Examination of Witnesses (Questions 280
TUESDAY 14 MAY 2002
280. Mr Ellwood, how will you respond?
(Mr Ellwood) We are also looking at whether we should
have free money transmission or pay interest. We will take all
these things into account and come to a view with the OFT.
(Mr Goodwin) Likewise.
(Mr Dalton) Likewise.
(Mr Barrett) Unless the Competition Commission has
a sudden catharsis and realises they were unfair.
281. Those answers give us the feel that there
is real competition out there: likewise, likewise, likewise and
likewise. Assuming the Competition Commission's recommendations
are fully implemented, how do you expect the banking industry
to have changed in five years' time as regards personal customers
(Mr Barrett) That is a tough question. Arising from
the Competition Commission or in general?
282. Arising from the Competition Commission's
(Mr Barrett) It will depend. I am not ducking you
but it is a tough question to answer. It depends on the market
dynamics which take place, it depends on the profitability or
otherwise of the sector, my guess is that it will lead to micro
segmentation, where there will be increasing attention to the
profitability of different accounts.

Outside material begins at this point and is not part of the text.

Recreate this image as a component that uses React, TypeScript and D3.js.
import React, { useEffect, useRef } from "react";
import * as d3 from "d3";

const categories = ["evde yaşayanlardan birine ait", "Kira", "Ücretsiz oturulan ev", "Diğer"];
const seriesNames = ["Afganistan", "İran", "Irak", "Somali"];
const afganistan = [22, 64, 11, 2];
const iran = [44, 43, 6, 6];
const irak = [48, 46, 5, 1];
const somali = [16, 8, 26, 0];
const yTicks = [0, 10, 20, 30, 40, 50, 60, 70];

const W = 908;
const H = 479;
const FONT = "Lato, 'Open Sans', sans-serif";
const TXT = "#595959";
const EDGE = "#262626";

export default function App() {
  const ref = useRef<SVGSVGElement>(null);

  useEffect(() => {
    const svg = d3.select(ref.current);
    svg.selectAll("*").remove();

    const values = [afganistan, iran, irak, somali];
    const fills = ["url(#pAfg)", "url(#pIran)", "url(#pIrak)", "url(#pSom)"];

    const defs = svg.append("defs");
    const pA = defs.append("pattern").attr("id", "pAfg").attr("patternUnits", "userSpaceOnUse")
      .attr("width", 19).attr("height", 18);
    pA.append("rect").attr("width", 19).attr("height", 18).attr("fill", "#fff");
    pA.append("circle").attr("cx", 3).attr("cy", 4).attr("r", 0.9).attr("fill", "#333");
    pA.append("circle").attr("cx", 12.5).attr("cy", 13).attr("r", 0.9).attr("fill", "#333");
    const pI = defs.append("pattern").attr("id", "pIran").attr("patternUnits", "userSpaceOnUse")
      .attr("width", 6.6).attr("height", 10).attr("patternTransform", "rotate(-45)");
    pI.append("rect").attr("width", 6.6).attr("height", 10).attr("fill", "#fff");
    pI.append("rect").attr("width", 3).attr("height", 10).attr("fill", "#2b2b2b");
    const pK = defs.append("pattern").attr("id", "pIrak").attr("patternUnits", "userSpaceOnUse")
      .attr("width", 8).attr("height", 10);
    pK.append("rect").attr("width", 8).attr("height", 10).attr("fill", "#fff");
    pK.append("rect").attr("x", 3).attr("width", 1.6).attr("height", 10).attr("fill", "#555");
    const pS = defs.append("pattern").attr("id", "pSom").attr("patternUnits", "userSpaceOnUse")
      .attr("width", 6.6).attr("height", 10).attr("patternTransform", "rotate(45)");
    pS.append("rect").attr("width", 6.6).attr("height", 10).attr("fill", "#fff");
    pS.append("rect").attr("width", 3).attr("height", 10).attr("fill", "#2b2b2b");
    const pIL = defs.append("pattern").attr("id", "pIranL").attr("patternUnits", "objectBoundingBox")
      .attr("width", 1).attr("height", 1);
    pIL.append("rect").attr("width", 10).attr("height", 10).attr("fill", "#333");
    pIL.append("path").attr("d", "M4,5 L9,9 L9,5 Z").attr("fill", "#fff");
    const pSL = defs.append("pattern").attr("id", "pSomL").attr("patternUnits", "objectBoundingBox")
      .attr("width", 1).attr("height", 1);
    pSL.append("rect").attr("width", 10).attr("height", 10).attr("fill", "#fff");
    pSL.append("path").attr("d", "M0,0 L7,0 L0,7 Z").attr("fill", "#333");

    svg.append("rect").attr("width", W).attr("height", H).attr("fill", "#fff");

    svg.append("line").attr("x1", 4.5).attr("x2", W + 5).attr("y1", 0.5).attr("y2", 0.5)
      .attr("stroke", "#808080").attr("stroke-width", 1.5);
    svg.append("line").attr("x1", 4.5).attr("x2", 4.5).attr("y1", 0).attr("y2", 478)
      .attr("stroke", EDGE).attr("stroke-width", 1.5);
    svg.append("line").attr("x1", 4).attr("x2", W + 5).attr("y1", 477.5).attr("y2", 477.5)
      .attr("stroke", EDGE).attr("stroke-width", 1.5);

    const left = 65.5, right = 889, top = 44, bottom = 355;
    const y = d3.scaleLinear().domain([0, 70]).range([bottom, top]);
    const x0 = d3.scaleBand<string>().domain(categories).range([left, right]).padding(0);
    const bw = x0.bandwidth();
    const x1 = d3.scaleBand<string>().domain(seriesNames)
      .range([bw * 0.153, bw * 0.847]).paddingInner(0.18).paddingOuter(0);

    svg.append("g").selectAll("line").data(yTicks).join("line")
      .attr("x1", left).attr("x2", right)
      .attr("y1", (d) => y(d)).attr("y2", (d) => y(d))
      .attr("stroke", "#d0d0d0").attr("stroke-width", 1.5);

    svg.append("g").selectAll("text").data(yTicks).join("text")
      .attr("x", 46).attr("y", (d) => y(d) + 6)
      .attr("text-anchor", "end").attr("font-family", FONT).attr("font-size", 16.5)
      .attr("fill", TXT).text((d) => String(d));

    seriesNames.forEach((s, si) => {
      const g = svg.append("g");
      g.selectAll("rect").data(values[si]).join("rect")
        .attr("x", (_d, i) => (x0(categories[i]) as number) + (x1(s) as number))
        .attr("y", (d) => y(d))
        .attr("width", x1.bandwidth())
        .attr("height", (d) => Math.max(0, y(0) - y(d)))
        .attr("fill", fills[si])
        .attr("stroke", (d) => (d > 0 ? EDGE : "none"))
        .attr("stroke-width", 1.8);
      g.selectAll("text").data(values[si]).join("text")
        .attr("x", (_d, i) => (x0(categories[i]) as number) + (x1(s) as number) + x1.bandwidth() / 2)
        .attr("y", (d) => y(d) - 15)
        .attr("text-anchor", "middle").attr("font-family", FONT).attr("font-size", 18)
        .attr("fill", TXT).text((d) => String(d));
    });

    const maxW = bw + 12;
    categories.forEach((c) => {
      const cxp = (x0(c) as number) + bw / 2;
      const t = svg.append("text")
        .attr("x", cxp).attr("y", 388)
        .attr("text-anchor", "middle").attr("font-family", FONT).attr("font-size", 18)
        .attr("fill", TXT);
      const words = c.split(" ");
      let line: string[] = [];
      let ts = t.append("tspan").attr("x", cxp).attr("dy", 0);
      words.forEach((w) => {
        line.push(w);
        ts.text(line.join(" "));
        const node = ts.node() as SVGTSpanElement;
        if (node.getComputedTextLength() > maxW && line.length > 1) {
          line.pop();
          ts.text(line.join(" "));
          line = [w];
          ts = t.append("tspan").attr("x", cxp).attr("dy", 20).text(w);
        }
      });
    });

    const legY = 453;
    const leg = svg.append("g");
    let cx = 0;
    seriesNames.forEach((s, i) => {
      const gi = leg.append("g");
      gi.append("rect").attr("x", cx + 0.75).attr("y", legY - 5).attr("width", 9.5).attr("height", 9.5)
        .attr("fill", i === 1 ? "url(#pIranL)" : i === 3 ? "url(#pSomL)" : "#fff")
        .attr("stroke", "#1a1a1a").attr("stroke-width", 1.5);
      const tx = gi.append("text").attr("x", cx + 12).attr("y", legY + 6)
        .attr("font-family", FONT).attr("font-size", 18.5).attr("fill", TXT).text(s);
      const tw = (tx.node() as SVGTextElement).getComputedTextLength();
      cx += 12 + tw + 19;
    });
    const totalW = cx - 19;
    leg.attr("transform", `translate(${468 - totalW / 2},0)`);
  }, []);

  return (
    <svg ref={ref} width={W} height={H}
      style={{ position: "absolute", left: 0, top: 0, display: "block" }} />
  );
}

Instead of drawing a drift
net through the community and accepting whatever comes in, you
will have more targeted, focused marketing. You will get price
discrimination, there will be an unbundling of services and prices.
They are called unintended consequences for a reason: because
it is hard to know how the market will play out, who will decide
to enter the market, what new propositions will come out. I think
the Competition Commission's intervention is unhelpful to the
development of the business and ironically will have a restraining
influence because the business is tough enough to get into already
and it will make it potentially less attractive for new entrants.

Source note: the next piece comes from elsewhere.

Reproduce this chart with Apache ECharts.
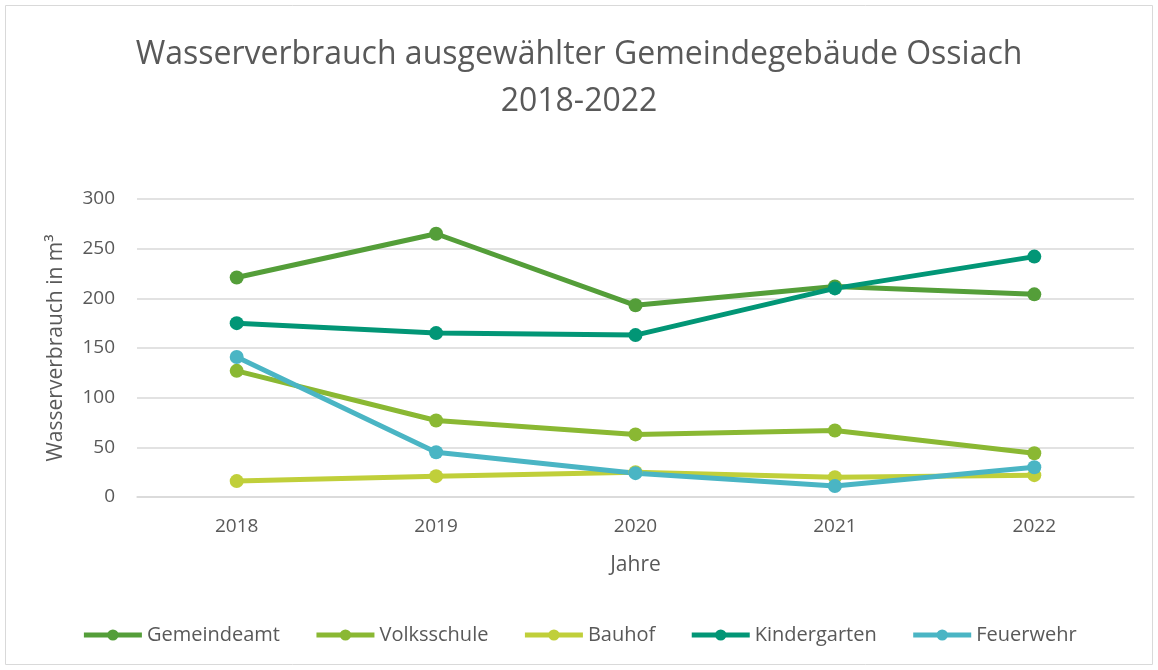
<!DOCTYPE html>
<html>
<head>
<meta charset="utf-8">
<script src="https://cdn.jsdelivr.net/npm/echarts@6/dist/echarts.min.js"></script>
<style>
  html, body { margin: 0; padding: 0; background: #fff; }
  #chart { width: 1158px; height: 670px; }
</style>
</head>
<body>
<div id="chart"></div>
<script>
  // Daten
  var years = ['2018', '2019', '2020', '2021', '2022'];
  var gemeindeamt = [221, 265, 193, 212, 204];
  var volksschule = [127, 77, 63, 67, 44];
  var bauhof = [16, 21, 25, 20, 22];
  var kindergarten = [175, 165, 163, 210, 242];
  var feuerwehr = [141, 45, 24, 11, 30];

  var textColor = '#595959';
  var font = '"Open Sans", "Liberation Sans", sans-serif';

  function line(name, data, color) {
    return {
      name: name,
      type: 'line',
      data: data,
      symbol: 'circle',
      symbolSize: 14,
      lineStyle: { width: 5, color: color },
      itemStyle: { color: color },
      emphasis: { disabled: true }
    };
  }

  var myChart = echarts.init(document.getElementById('chart'));
  var option = {
    animation: false,
    textStyle: { fontFamily: font },
    graphic: [{
      type: 'rect',
      shape: { x: 5.5, y: 5.5, width: 1147, height: 659 },
      style: { fill: 'none', stroke: '#d9d9d9', lineWidth: 1 }
    }],
    title: {
      text: 'Wasserverbrauch ausgewählter Gemeindegebäude Ossiach\n2018-2022',
      left: 'center',
      top: 26,
      textStyle: { color: textColor, fontSize: 32, fontWeight: 'normal', lineHeight: 47, fontFamily: font }
    },
    legend: {
      bottom: 20,
      left: 'center',
      itemWidth: 58,
      itemHeight: 14,
      itemGap: 34,
      lineStyle: { width: 5 },
      textStyle: { color: textColor, fontSize: 20 },
      data: ['Gemeindeamt', 'Volksschule', 'Bauhof', 'Kindergarten', 'Feuerwehr']
    },
    grid: { left: 137, right: 24, top: 199, bottom: 173 },
    xAxis: {
      type: 'category',
      data: years,
      boundaryGap: true,
      name: 'Jahre',
      nameLocation: 'middle',
      nameGap: 58,
      nameTextStyle: { color: textColor, fontSize: 21 },
      axisLine: { lineStyle: { color: '#d9d9d9', width: 1.5 } },
      axisTick: { show: false },
      axisLabel: { color: textColor, fontSize: 19, margin: 20 }
    },
    yAxis: {
      type: 'value',
      min: 0,
      max: 300,
      interval: 50,
      name: 'Wasserverbrauch in m³',
      nameLocation: 'middle',
      nameGap: 70,
      nameTextStyle: { color: textColor, fontSize: 21 },
      axisLine: { show: false },
      axisTick: { show: false },
      axisLabel: { color: textColor, fontSize: 19, margin: 22 },
      splitLine: { lineStyle: { color: '#d9d9d9', width: 1.5 } }
    },
    series: [
      line('Gemeindeamt', gemeindeamt, '#549E39'),
      line('Volksschule', volksschule, '#8AB833'),
      line('Bauhof', bauhof, '#C0CF3A'),
      line('Kindergarten', kindergarten, '#029676'),
      line('Feuerwehr', feuerwehr, '#4AB5C4')
    ]
  };
  myChart.setOption(option);
</script>
</body>
</html>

But I cannot be sure, to be honest. I cannot be sure.
(Mr Ellwood) The next five years will continue a trend
that we have seen. Customers do actually get a wider choice now
than they ever have before. I go back to the statistics: 30 suppliers
of current accounts, 130 suppliers of mortgages and 65 suppliers
of credit cards. I do think we will see more competitors attacking
the market share of the main banks. Customers will see and get
an increasingly good offer in terms of product offer and will
get increasingly good levels of service. They will also see a
wider range of offers. One of the reasons why we have sold over
three million of our added-value accounts, is not simply because
of the financial benefits but because of the non-financial benefits,
car breakdown, travel insurance and so on. I think we shall see
a slightly wider offering and the end result will be in five years'
time that customers who we believe get a good deal today, will
get an even better deal in five years' time.

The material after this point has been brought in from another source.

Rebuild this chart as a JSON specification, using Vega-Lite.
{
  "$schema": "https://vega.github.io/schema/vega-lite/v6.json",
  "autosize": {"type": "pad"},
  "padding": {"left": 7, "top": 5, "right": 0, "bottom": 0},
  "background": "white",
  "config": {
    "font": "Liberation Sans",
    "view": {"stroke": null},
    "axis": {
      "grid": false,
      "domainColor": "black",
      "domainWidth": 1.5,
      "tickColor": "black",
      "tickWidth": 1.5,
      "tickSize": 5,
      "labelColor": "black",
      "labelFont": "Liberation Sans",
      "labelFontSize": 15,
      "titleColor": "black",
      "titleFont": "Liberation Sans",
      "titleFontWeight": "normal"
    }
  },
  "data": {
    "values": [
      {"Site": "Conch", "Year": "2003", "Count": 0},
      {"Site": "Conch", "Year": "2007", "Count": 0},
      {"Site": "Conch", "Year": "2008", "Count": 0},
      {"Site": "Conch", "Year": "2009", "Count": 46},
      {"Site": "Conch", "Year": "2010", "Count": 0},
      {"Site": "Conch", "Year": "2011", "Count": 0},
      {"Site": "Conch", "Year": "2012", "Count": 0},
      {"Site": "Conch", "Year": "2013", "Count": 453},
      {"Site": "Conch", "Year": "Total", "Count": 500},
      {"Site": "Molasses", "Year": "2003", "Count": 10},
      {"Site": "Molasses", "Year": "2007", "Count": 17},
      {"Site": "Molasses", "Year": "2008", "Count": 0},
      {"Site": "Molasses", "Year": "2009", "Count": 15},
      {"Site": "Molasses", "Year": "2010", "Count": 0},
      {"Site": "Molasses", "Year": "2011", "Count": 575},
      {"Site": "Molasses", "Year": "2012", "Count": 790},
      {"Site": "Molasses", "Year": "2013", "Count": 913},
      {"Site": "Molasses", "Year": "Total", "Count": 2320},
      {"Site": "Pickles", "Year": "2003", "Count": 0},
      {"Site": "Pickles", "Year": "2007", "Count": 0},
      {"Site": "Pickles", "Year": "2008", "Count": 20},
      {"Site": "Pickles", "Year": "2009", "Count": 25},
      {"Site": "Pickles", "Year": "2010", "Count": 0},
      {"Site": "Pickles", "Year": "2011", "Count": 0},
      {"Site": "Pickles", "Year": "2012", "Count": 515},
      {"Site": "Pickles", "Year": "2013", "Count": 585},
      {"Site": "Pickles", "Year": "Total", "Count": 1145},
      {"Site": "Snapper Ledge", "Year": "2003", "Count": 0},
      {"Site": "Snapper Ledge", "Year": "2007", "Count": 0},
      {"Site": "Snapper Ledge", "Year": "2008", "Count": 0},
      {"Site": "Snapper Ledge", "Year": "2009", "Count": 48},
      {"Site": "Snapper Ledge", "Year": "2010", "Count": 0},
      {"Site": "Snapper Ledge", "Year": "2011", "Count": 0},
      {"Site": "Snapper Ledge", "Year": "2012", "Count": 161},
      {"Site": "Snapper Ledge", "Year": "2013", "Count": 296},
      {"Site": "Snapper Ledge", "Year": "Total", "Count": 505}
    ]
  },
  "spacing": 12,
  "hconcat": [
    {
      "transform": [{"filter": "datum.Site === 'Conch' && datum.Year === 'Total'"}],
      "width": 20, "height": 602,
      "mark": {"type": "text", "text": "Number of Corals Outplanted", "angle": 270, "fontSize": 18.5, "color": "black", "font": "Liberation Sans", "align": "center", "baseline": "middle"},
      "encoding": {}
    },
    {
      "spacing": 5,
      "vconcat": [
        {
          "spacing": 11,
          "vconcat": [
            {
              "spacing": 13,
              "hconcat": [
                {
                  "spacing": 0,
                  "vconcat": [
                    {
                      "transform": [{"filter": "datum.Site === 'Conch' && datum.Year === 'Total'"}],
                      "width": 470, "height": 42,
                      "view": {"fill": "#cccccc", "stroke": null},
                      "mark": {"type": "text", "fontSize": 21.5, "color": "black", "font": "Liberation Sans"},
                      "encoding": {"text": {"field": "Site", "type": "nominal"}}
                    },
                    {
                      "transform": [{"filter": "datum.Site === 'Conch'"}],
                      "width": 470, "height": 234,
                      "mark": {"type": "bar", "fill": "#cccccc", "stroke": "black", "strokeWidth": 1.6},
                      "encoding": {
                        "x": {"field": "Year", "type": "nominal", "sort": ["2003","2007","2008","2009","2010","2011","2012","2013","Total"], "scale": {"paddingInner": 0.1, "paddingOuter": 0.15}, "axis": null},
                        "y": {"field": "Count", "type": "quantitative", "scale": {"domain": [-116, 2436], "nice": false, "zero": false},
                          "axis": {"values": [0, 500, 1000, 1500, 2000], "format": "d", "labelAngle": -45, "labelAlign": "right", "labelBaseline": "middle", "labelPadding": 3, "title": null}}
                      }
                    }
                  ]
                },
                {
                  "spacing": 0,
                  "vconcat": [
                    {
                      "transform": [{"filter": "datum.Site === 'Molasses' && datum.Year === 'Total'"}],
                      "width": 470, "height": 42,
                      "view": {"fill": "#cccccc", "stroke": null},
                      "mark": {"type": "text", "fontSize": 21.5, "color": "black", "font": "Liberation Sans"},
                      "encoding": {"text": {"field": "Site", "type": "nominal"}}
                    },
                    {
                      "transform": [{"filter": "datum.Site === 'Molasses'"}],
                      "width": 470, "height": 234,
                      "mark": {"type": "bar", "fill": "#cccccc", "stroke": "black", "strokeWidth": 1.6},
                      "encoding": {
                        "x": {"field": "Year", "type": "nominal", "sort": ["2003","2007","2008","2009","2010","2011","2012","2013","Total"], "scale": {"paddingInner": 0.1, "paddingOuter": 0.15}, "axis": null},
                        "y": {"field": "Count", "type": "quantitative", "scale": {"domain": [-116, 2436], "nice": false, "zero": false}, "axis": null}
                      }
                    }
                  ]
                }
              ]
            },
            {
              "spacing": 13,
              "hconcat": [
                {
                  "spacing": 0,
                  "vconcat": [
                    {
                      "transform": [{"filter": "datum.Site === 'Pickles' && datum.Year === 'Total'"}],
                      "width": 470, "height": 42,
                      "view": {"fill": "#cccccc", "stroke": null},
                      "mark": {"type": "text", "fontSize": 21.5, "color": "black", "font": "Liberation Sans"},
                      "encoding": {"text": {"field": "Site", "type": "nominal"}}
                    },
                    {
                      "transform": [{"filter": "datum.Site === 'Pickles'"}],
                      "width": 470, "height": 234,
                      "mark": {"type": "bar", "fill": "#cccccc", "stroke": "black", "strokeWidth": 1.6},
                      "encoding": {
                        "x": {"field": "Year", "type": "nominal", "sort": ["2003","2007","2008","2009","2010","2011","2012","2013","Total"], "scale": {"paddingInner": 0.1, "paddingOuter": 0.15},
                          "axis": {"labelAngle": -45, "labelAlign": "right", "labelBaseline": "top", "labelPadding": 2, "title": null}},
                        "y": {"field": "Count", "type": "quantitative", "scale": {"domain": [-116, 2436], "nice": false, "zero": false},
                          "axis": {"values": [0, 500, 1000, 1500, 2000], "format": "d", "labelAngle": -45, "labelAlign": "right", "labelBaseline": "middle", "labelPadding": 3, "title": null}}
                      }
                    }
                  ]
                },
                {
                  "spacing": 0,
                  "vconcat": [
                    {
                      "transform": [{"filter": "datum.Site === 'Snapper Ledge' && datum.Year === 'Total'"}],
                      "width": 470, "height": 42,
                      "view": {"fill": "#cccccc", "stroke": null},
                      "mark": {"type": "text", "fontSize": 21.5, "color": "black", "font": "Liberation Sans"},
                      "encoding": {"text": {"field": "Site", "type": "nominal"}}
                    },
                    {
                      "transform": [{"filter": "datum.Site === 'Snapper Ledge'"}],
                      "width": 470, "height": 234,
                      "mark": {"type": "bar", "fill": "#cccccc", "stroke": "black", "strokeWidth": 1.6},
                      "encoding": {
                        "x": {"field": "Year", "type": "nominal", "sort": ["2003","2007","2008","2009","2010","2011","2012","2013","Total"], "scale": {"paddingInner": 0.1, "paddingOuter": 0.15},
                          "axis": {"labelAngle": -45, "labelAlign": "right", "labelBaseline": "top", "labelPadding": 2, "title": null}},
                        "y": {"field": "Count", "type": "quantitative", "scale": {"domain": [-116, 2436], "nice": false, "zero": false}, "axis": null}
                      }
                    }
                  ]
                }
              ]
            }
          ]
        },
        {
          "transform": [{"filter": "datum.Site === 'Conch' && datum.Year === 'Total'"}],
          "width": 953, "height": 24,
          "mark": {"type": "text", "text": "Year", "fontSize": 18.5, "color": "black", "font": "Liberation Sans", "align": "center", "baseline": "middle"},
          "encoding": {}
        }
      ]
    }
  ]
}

(Mr Goodwin) The process we have seen will continue
with probably greater innovation of product, focusing around some
other aspects of people's lifestylemany people are short
of timeand greater convenience around some of the things
around their home, around their motor vehicles and so on. We shall
see more competition, more established competitors in SME banking.
It will not be a huge number more. It is not going to be 30, but
it will be a larger number than it is today. That was in the process
of happening in any event. On the personal side I do not think
that the number of competitors will change, but over that time
some will come and some will go.
(Mr Dalton) I think that the competitive market which
exists in the provision of SME banking services will continue
to move ahead in terms of better service, better products, better
things for our customers. I do not think the regulatory legislation,
the price legislation will increase entry into the market, I think
it will restrict entry into the market. It will reduce innovation;
people will say they will pay the same price so why would you
try to change things. The forces which exist in the market will
continue to drive things. A couple of the things the Commission
recommended, namely the price control recommendations, will not
act in that way.
Chairman: May I thank you for your appearance
this morning. It has been a fascinating session, maybe from our
point of view characterised by not an inch from you in terms of
your excess profits and whatever else. We have had everything
this morning: dud methodology, dud surveys, long-suffering consumers,
happy consumers, new concept of digging your head in the sand
and social obligations. One of my colleagues whispered sotto
voce "Socialist" obligations, but take no notice
of that. I look forward, as do my colleagues, to your negotiations
with the Competition Commission and the OFT and we look forward
to seeing what these recommendations are and to engaging with
you on that. Thank you for your appearance this morning.